▸ Stated task: Would you transcribe the whole listing exactly, minus its pictures?

— START Given material —

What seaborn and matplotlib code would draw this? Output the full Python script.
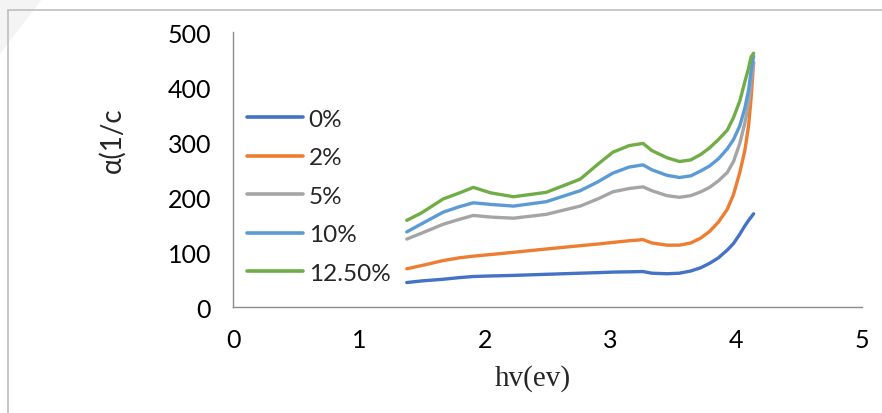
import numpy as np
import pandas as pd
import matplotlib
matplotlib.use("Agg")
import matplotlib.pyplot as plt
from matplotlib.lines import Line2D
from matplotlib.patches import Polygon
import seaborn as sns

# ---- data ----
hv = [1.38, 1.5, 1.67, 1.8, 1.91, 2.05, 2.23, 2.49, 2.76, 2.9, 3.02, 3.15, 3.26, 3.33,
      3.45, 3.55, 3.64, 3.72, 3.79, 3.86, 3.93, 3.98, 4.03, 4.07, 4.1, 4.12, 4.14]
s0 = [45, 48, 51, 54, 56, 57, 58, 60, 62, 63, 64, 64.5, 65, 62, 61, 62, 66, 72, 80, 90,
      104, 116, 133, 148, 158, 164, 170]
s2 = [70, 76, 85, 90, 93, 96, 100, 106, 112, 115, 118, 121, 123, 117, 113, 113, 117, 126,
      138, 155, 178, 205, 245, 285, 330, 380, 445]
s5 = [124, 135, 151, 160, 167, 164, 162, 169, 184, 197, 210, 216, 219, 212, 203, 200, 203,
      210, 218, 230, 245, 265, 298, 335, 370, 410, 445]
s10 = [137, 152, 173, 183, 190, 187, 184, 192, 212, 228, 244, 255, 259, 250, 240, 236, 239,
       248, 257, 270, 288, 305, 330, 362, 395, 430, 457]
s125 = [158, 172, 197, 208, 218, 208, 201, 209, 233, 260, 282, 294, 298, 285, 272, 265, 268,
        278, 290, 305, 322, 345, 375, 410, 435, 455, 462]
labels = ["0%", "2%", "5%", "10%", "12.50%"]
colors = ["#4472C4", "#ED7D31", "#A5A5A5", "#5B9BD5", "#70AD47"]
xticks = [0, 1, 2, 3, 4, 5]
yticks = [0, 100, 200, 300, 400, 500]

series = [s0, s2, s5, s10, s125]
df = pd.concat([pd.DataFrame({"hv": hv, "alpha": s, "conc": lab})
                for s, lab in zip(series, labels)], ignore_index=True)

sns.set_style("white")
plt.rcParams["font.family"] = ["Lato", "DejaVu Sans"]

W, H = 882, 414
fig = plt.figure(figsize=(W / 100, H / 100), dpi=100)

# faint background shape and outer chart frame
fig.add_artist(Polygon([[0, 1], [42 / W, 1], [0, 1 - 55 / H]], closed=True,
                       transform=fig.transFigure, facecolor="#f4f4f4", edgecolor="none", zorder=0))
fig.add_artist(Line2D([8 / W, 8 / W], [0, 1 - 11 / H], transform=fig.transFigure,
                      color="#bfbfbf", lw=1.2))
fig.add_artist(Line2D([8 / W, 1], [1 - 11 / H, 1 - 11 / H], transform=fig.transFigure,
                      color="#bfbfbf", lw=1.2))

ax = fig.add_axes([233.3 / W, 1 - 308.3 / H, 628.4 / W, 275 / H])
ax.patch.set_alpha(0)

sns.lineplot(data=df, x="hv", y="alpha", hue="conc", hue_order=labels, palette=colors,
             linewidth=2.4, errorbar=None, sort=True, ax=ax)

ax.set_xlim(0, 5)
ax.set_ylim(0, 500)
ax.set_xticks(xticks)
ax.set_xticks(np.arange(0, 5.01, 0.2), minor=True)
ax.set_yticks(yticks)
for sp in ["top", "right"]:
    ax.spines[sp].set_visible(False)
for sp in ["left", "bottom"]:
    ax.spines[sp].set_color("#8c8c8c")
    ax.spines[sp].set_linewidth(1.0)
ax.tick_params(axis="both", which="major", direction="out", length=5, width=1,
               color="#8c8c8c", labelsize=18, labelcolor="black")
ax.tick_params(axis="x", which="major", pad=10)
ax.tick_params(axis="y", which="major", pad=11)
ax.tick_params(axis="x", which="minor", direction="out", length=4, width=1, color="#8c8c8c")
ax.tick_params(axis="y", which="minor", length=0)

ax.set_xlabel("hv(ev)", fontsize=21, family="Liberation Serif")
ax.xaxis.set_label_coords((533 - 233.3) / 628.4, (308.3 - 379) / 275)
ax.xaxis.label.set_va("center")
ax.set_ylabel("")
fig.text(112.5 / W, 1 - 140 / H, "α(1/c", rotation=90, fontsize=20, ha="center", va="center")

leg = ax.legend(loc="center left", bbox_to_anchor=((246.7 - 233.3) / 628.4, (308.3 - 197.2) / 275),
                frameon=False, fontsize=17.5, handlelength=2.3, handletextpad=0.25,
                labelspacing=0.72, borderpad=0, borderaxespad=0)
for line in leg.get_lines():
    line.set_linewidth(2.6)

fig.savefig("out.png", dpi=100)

— END Given material —

▸ Worked solution:
What seaborn and matplotlib code would draw this? Output the full Python script.
import numpy as np
import pandas as pd
import matplotlib
matplotlib.use("Agg")
import matplotlib.pyplot as plt
from matplotlib.lines import Line2D
from matplotlib.patches import Polygon
import seaborn as sns

# ---- data ----
hv = [1.38, 1.5, 1.67, 1.8, 1.91, 2.05, 2.23, 2.49, 2.76, 2.9, 3.02, 3.15, 3.26, 3.33,
      3.45, 3.55, 3.64, 3.72, 3.79, 3.86, 3.93, 3.98, 4.03, 4.07, 4.1, 4.12, 4.14]
s0 = [45, 48, 51, 54, 56, 57, 58, 60, 62, 63, 64, 64.5, 65, 62, 61, 62, 66, 72, 80, 90,
      104, 116, 133, 148, 158, 164, 170]
s2 = [70, 76, 85, 90, 93, 96, 100, 106, 112, 115, 118, 121, 123, 117, 113, 113, 117, 126,
      138, 155, 178, 205, 245, 285, 330, 380, 445]
s5 = [124, 135, 151, 160, 167, 164, 162, 169, 184, 197, 210, 216, 219, 212, 203, 200, 203,
      210, 218, 230, 245, 265, 298, 335, 370, 410, 445]
s10 = [137, 152, 173, 183, 190, 187, 184, 192, 212, 228, 244, 255, 259, 250, 240, 236, 239,
       248, 257, 270, 288, 305, 330, 362, 395, 430, 457]
s125 = [158, 172, 197, 208, 218, 208, 201, 209, 233, 260, 282, 294, 298, 285, 272, 265, 268,
        278, 290, 305, 322, 345, 375, 410, 435, 455, 462]
labels = ["0%", "2%", "5%", "10%", "12.50%"]
colors = ["#4472C4", "#ED7D31", "#A5A5A5", "#5B9BD5", "#70AD47"]
xticks = [0, 1, 2, 3, 4, 5]
yticks = [0, 100, 200, 300, 400, 500]

series = [s0, s2, s5, s10, s125]
df = pd.concat([pd.DataFrame({"hv": hv, "alpha": s, "conc": lab})
                for s, lab in zip(series, labels)], ignore_index=True)

sns.set_style("white")
plt.rcParams["font.family"] = ["Lato", "DejaVu Sans"]

W, H = 882, 414
fig = plt.figure(figsize=(W / 100, H / 100), dpi=100)

# faint background shape and outer chart frame
fig.add_artist(Polygon([[0, 1], [42 / W, 1], [0, 1 - 55 / H]], closed=True,
                       transform=fig.transFigure, facecolor="#f4f4f4", edgecolor="none", zorder=0))
fig.add_artist(Line2D([8 / W, 8 / W], [0, 1 - 11 / H], transform=fig.transFigure,
                      color="#bfbfbf", lw=1.2))
fig.add_artist(Line2D([8 / W, 1], [1 - 11 / H, 1 - 11 / H], transform=fig.transFigure,
                      color="#bfbfbf", lw=1.2))

ax = fig.add_axes([233.3 / W, 1 - 308.3 / H, 628.4 / W, 275 / H])
ax.patch.set_alpha(0)

sns.lineplot(data=df, x="hv", y="alpha", hue="conc", hue_order=labels, palette=colors,
             linewidth=2.4, errorbar=None, sort=True, ax=ax)

ax.set_xlim(0, 5)
ax.set_ylim(0, 500)
ax.set_xticks(xticks)
ax.set_xticks(np.arange(0, 5.01, 0.2), minor=True)
ax.set_yticks(yticks)
for sp in ["top", "right"]:
    ax.spines[sp].set_visible(False)
for sp in ["left", "bottom"]:
    ax.spines[sp].set_color("#8c8c8c")
    ax.spines[sp].set_linewidth(1.0)
ax.tick_params(axis="both", which="major", direction="out", length=5, width=1,
               color="#8c8c8c", labelsize=18, labelcolor="black")
ax.tick_params(axis="x", which="major", pad=10)
ax.tick_params(axis="y", which="major", pad=11)
ax.tick_params(axis="x", which="minor", direction="out", length=4, width=1, color="#8c8c8c")
ax.tick_params(axis="y", which="minor", length=0)

ax.set_xlabel("hv(ev)", fontsize=21, family="Liberation Serif")
ax.xaxis.set_label_coords((533 - 233.3) / 628.4, (308.3 - 379) / 275)
ax.xaxis.label.set_va("center")
ax.set_ylabel("")
fig.text(112.5 / W, 1 - 140 / H, "α(1/c", rotation=90, fontsize=20, ha="center", va="center")

leg = ax.legend(loc="center left", bbox_to_anchor=((246.7 - 233.3) / 628.4, (308.3 - 197.2) / 275),
                frameon=False, fontsize=17.5, handlelength=2.3, handletextpad=0.25,
                labelspacing=0.72, borderpad=0, borderaxespad=0)
for line in leg.get_lines():
    line.set_linewidth(2.6)

fig.savefig("out.png", dpi=100)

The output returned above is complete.